Ms Hartoin writes an intricate story. As a murder mystery, it has a gentle pace, but much of that is because the reader is given a front row seat to the thoughts, feelings and perceptions of the main character (it is written in the first person). The other reason for the slower pace is the number of additional characters and story threads which Ms Hartoin includes. We are not only introduced to the victims' (yes, plural) relatives, but also various suspects, to Mercy's boyfriend, to her detective 'partner' Aaron, the man assigned by her father to make sure that she does not get into trouble, to her aunt Tenne and her aunt Miriam, to her uncle Morty who does investigative work for her father, to her cousin Chuck, the police detective working the murders, and to the Girls, the two rich old dears, Myrtle and Millicent, who have been so much a part of Mercy's life since she was born.
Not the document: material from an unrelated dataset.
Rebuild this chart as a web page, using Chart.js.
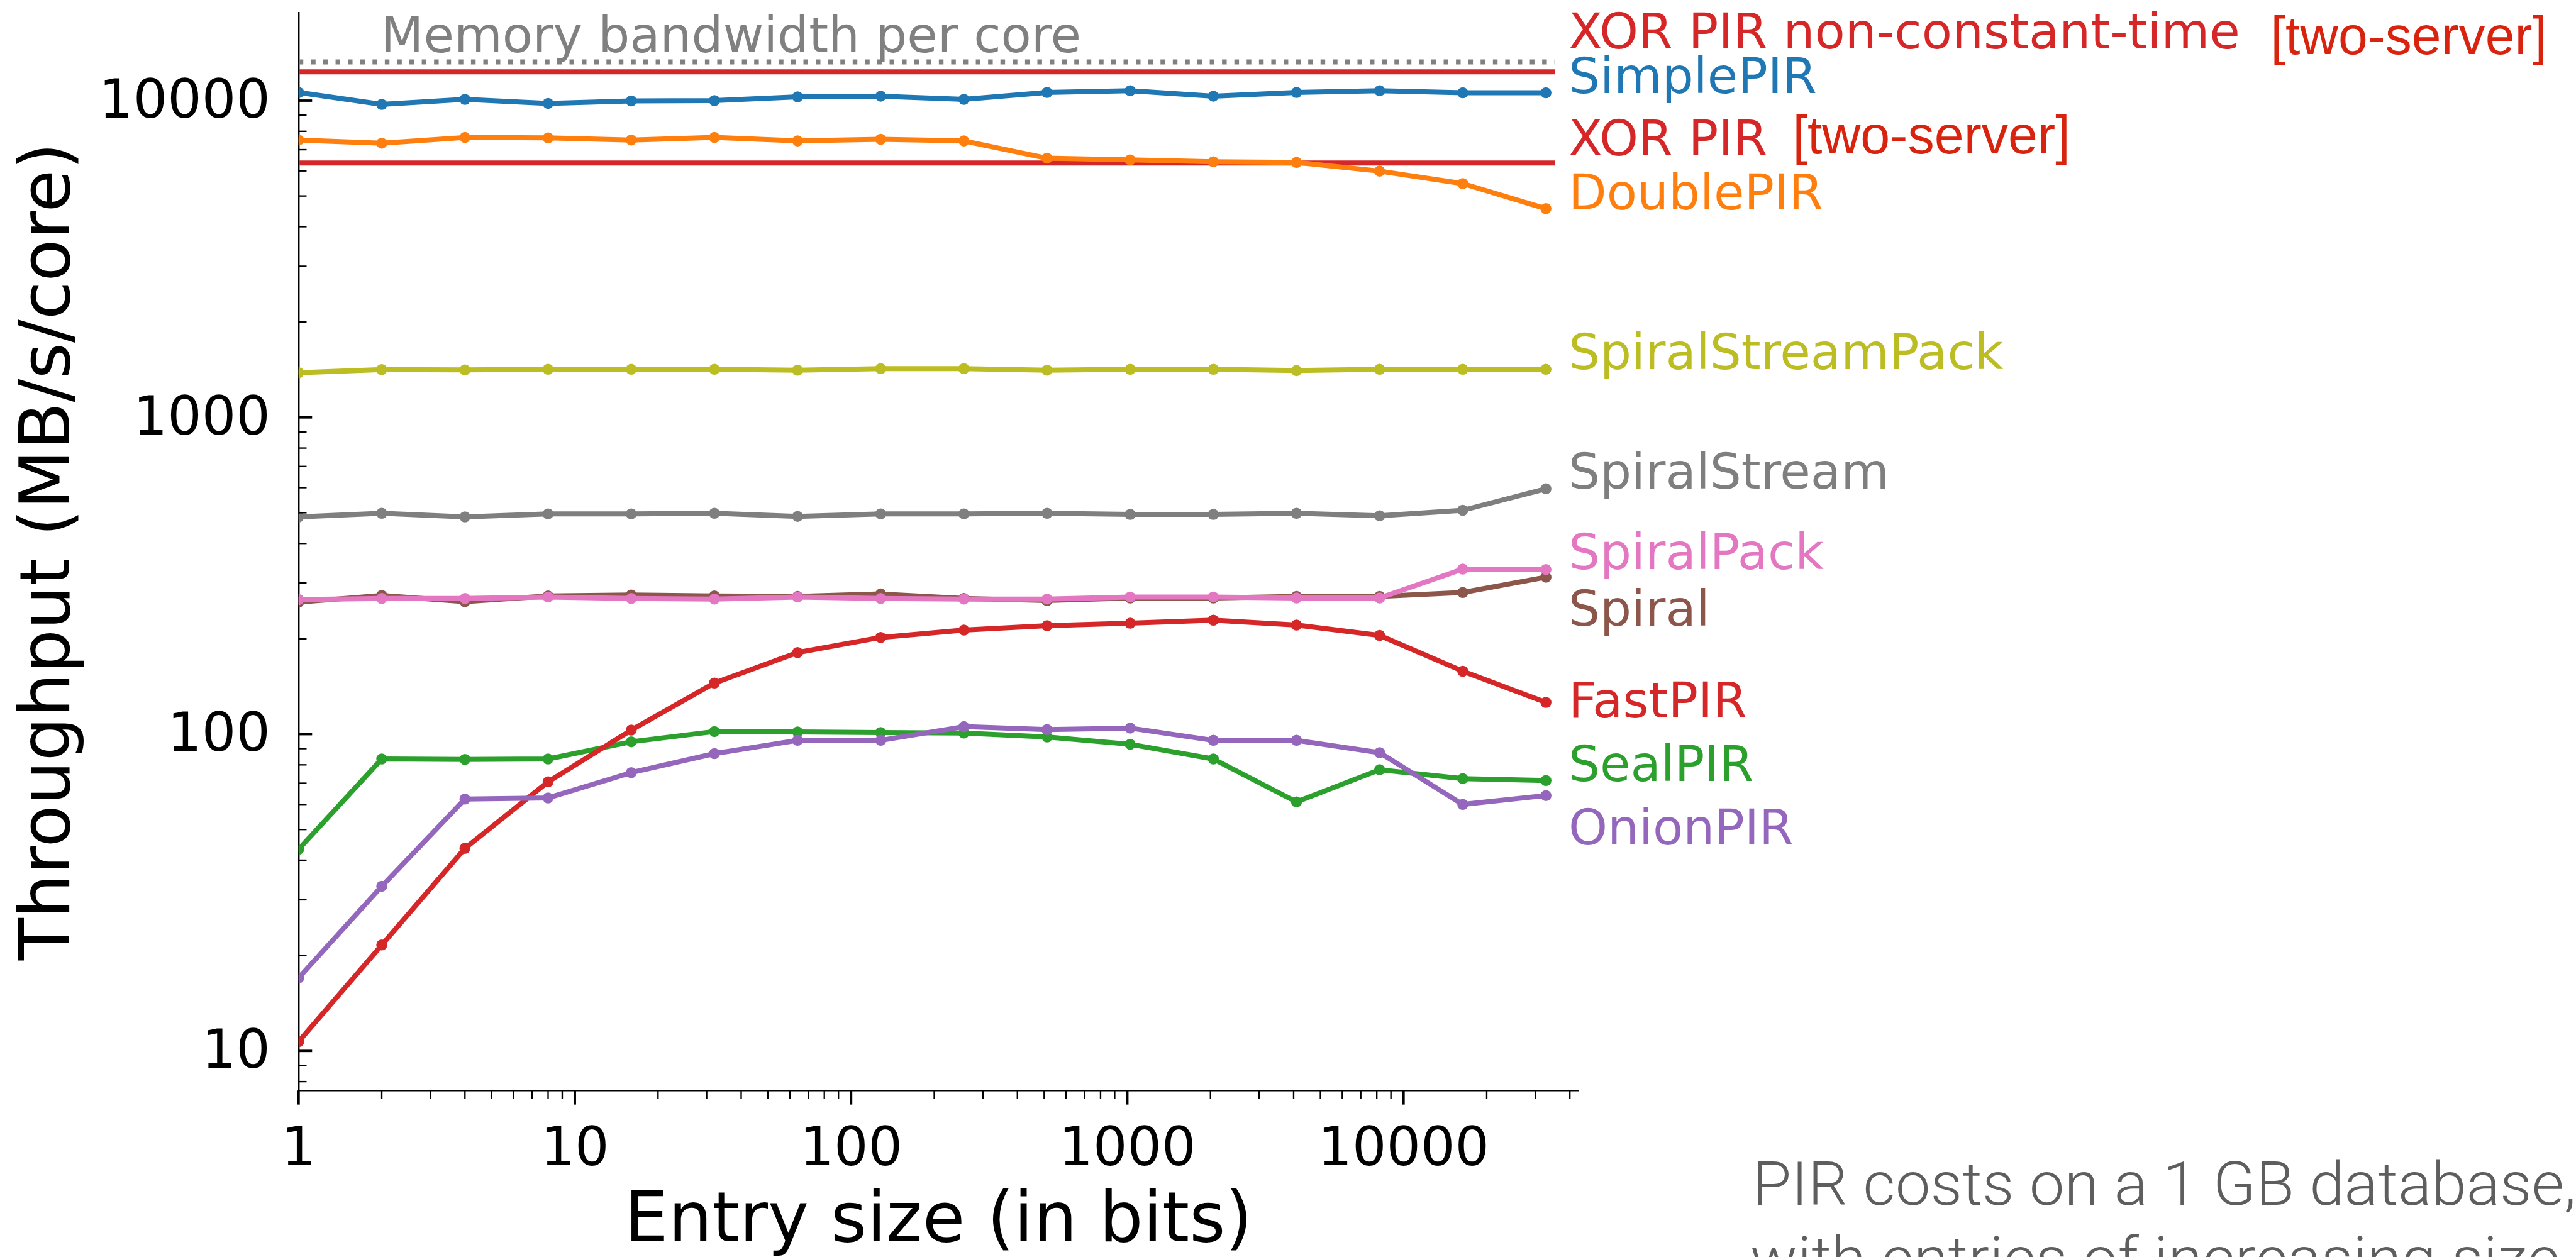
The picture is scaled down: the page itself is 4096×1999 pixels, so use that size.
<!DOCTYPE html>
<html>
<head>
<meta charset="utf-8">
<script src="https://cdn.jsdelivr.net/npm/chart.js@4"></script>
<style>
html,body{margin:0;padding:0;background:#fff;overflow:hidden;}
canvas{display:block;}
</style>
</head>
<body>
<canvas id="c" width="4096" height="1999" style="width:4096px;height:1999px"></canvas>
<script>
// ---------------- DATA ----------------
const entrySizeBits = [1, 2, 4, 8, 16, 32, 64, 128, 256, 512, 1024, 2048, 4096, 8192, 16384, 32768];

const simplePIR        = [10610, 9730, 10090, 9800, 9980, 10000, 10280, 10330, 10090, 10610, 10750, 10330, 10610, 10750, 10590, 10590];
const doublePIR        = [7510, 7340, 7650, 7630, 7510, 7650, 7460, 7550, 7460, 6580, 6500, 6410, 6380, 5990, 5470, 4560];
const sealPIR          = [43.3, 83.5, 83.2, 83.5, 94.6, 101.9, 101.6, 101.2, 100.8, 98.0, 92.9, 83.5, 61.1, 77.2, 72.4, 71.4];
const fastPIR          = [10.7, 21.6, 43.6, 70.7, 103, 145, 181, 202, 213, 220, 224, 229, 221, 205, 158, 126];
const onionPIR         = [17.0, 33.1, 62.4, 62.9, 75.6, 86.8, 95.6, 95.6, 105.6, 103.4, 104.5, 95.6, 95.6, 87.4, 60.0, 64.0];
const spiral           = [261, 274, 262, 273, 275, 273, 272, 277, 268, 264, 269, 269, 272, 272, 280, 313];
const spiralPack       = [266, 268, 268, 271, 268, 267, 271, 268, 267, 267, 271, 271, 269, 269, 332, 331];
const spiralStream     = [485, 498, 485, 496, 496, 498, 487, 496, 496, 498, 494, 494, 498, 489, 509, 595];
const spiralStreamPack = [1383, 1415, 1412, 1418, 1418, 1418, 1409, 1425, 1425, 1409, 1418, 1418, 1405, 1418, 1418, 1418];

const memoryBandwidthPerCore = 13250;
const xorPIRNonConstantTime  = 12330;
const xorPIRTwoServer        = 6350;
const referenceLineSpan      = [1, 35300];

const xTickValues = [1, 10, 100, 1000, 10000];
const yTickValues = [10, 100, 1000, 10000];

// ---------------- STYLE / LAYOUT ----------------
const K = 0.974;                 // reference -> window scale
const LINE_W = 8.2 * K;
const POINT_R = 9.0 * K;

const series = [
  {name: 'SimplePIR',        values: simplePIR,        color: '#1f77b4'},
  {name: 'DoublePIR',        values: doublePIR,        color: '#ff7f0e'},
  {name: 'SealPIR',          values: sealPIR,          color: '#2ca02c'},
  {name: 'FastPIR',          values: fastPIR,          color: '#d62728'},
  {name: 'OnionPIR',         values: onionPIR,         color: '#9467bd'},
  {name: 'Spiral',           values: spiral,           color: '#8c564b'},
  {name: 'SpiralPack',       values: spiralPack,       color: '#e377c2'},
  {name: 'SpiralStream',     values: spiralStream,     color: '#7f7f7f'},
  {name: 'SpiralStreamPack', values: spiralStreamPack, color: '#bcbd22'}
];

const refLines = [
  {name: 'Memory bandwidth per core', value: memoryBandwidthPerCore, color: '#808080', dash: [7.6 * K, 12.5 * K]},
  {name: 'XOR PIR non-constant-time', value: xorPIRNonConstantTime, color: '#d62728', dash: []},
  {name: 'XOR PIR', value: xorPIRTwoServer, color: '#d62728', dash: []}
];

// right-hand labels: baseline in reference pixels
const sideLabels = [
  {text: 'XOR PIR non-constant-time', color: '#d62728', base: 79},
  {text: 'SimplePIR',        color: '#1f77b4', base: 152},
  {text: 'XOR PIR',          color: '#d62728', base: 253.6},
  {text: 'DoublePIR',        color: '#ff7f0e', base: 341.8},
  {text: 'SpiralStreamPack', color: '#bcbd22', base: 603},
  {text: 'SpiralStream',     color: '#7f7f7f', base: 798},
  {text: 'SpiralPack',       color: '#e377c2', base: 929.4},
  {text: 'Spiral',           color: '#8c564b', base: 1022},
  {text: 'FastPIR',          color: '#d62728', base: 1171.3},
  {text: 'SealPIR',          color: '#2ca02c', base: 1275},
  {text: 'OnionPIR',         color: '#9467bd', base: 1378.9}
];
const twoServerTags = [
  {inkLeft: 3713, base: 88.3, inkWidth: 439},
  {inkLeft: 2932.6, base: 250.5, inkWidth: 441}
];

// ---------------- DATASETS ----------------
const datasets = [];
refLines.forEach(r => {
  datasets.push({
    label: r.name,
    data: referenceLineSpan.map(x => ({x, y: r.value})),
    showLine: true,
    borderColor: r.color,
    backgroundColor: r.color,
    borderWidth: 8.2 * K,
    borderDash: r.dash,
    borderCapStyle: 'butt',
    pointRadius: 0,
    pointHoverRadius: 0,
    clip: 0
  });
});
series.forEach(s => {
  datasets.push({
    label: s.name,
    data: entrySizeBits.map((x, i) => ({x, y: s.values[i]})),
    showLine: true,
    borderColor: s.color,
    backgroundColor: s.color,
    borderWidth: LINE_W,
    borderJoinStyle: 'round',
    borderCapStyle: 'round',
    pointRadius: POINT_R,
    pointBorderWidth: 0,
    pointBackgroundColor: s.color,
    pointHoverRadius: POINT_R,
    tension: 0,
    clip: 0
  });
});
// later entries drawn on top
datasets.forEach((d, i) => { d.order = datasets.length - i; });

// ---------------- PLUGINS ----------------
function nearly(a, b) { return Math.abs(Math.log10(a) - Math.log10(b)) < 1e-6; }

const tickMarks = {
  id: 'tickMarks',
  afterDraw(chart) {
    const {ctx, chartArea: a, scales: {x, y}} = chart;
    ctx.save();
    ctx.strokeStyle = '#000';
    ctx.lineCap = 'butt';
    for (let e = -1; e <= 6; e++) {
      for (let m = 1; m <= 9; m++) {
        const v = m * Math.pow(10, e);
        const major = m === 1;
        const len = (major ? 22 : 13) * K;
        ctx.lineWidth = (major ? 3.9 : 2.4) * K;
        if (v >= y.min && v <= y.max) {
          const p = y.getPixelForValue(v);
          ctx.beginPath(); ctx.moveTo(a.left, p); ctx.lineTo(a.left + len, p); ctx.stroke();
        }
        if (v >= x.min && v <= x.max) {
          const p = x.getPixelForValue(v);
          ctx.beginPath(); ctx.moveTo(p, a.bottom); ctx.lineTo(p, a.bottom + len + 1); ctx.stroke();
        }
      }
    }
    ctx.restore();
  }
};

function drawFitted(ctx, text, measureText, inkLeft, base, inkWidth) {
  const m = ctx.measureText(measureText);
  const ink = m.actualBoundingBoxLeft + m.actualBoundingBoxRight;
  const sx = inkWidth / ink;
  ctx.save();
  ctx.translate(inkLeft, base);
  ctx.scale(sx, 1);
  ctx.fillText(text, m.actualBoundingBoxLeft, 0);
  ctx.restore();
  return sx;
}

const annotations = {
  id: 'annotations',
  afterDraw(chart) {
    const {ctx} = chart;
    ctx.save();
    ctx.textAlign = 'left';
    ctx.textBaseline = 'alphabetic';
    // memory bandwidth caption
    ctx.font = `${81 * K}px "DejaVu Sans"`;
    ctx.fillStyle = '#808080';
    ctx.fillText('Memory bandwidth per core', 621.5 * K, 85.7 * K);
    // right-hand series labels
    sideLabels.forEach(l => {
      ctx.fillStyle = l.color;
      ctx.fillText(l.text, 2560.5 * K, l.base * K);
    });
    // [two-server] tags
    ctx.font = `${88 * K}px "Liberation Sans"`;
    ctx.fillStyle = '#d8230f';
    twoServerTags.forEach(t => {
      drawFitted(ctx, '[two-server]', '[two-server]', t.inkLeft * K, t.base * K, t.inkWidth * K);
    });
    // caption bottom right
    ctx.font = `300 ${99 * K}px Roboto`;
    ctx.fillStyle = '#5e5e5e';
    const m = ctx.measureText('PIR costs on a 1 GB database');
    const ink = m.actualBoundingBoxLeft + m.actualBoundingBoxRight;
    const sx = (1313 * K) / ink;
    ctx.save();
    ctx.translate(2869.8 * K, 1966.7 * K);
    ctx.scale(sx, 1);
    ctx.fillText('PIR costs on a 1 GB database,', m.actualBoundingBoxLeft, 0);
    ctx.fillText('with entries of increasing size.', m.actualBoundingBoxLeft - 4, 123 * K);
    ctx.restore();
    ctx.restore();
  }
};

// ---------------- CHART ----------------
const tickFont = {family: 'DejaVu Sans', size: 88 * K, lineHeight: 1};
const titleFont = {family: 'DejaVu Sans', size: 113 * K, lineHeight: 1};

new Chart(document.getElementById('c'), {
  type: 'scatter',
  data: {datasets},
  options: {
    responsive: false,
    animation: false,
    devicePixelRatio: 1,
    events: [],
    layout: {padding: {left: 0, top: 20.4 * K, right: 4096 - 2577 * K, bottom: 0}},
    plugins: {legend: {display: false}, tooltip: {enabled: false}},
    scales: {
      x: {
        type: 'logarithmic',
        position: 'bottom',
        min: 1,
        max: 43000,
        grid: {display: false},
        border: {display: true, color: '#000', width: 2.5 * K},
        ticks: {
          autoSkip: false, maxRotation: 0, minRotation: 0,
          padding: 46, color: '#000', font: tickFont,
          callback: v => { const t = xTickValues.find(tv => nearly(tv, v)); return t === undefined ? null : String(t); }
        },
        title: {display: true, text: 'Entry size (in bits)', color: '#000', font: titleFont, padding: {top: 0, bottom: -1}},
        afterFit(s) { s.height = 1999 - 1780.5 * K; s.paddingLeft = 0; s.paddingRight = 0; }
      },
      y: {
        type: 'logarithmic',
        position: 'left',
        min: 7.5,
        max: 18975,
        grid: {display: false},
        border: {display: true, color: '#000', width: 2.5 * K},
        ticks: {
          autoSkip: false, padding: 37, labelOffset: 4.5, color: '#000', font: tickFont,
          callback: v => { const t = yTickValues.find(tv => nearly(tv, v)); return t === undefined ? null : String(t); }
        },
        title: {display: true, text: 'Throughput (MB/s/core)', color: '#000', font: titleFont, padding: {top: 26, bottom: 0}},
        afterFit(s) { s.width = 487.5 * K; s.paddingTop = 0; s.paddingBottom = 0; }
      }
    }
  },
  plugins: [tickMarks, annotations]
});
</script>
</body>
</html>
Overall, I enjoyed the book. I found Mercy a fascinating and very readable character. Her tendency to put herself into scrapes and situations was a bit frustrating, as was her incessant self-assurance in the rightness of whatever she was doing, even if it was blatantly wrong. However, it added to the charm of the story. I did find the ending a little anticlimactic, with the final denouement arriving very quickly and unexpectedly. It did tie up the loose ends nicely though.
The complex and well-developed characters in this book are developed further in the series that follows, with a number of cases and situations developing from Mercy's relationships with them. The next book in the series is “Diver Down”, which includes an investigation on behalf of the Girls, Myrtle and Millicent.
In addition, Ms Hartoin has written a young adult fantasy series, “Away from Whipplethorn”, she has a book entitled, “It Started with a Whisper”, the first in a paranormal series called “Sons of Witches” and she has also written a number of short stories which are available on Amazon.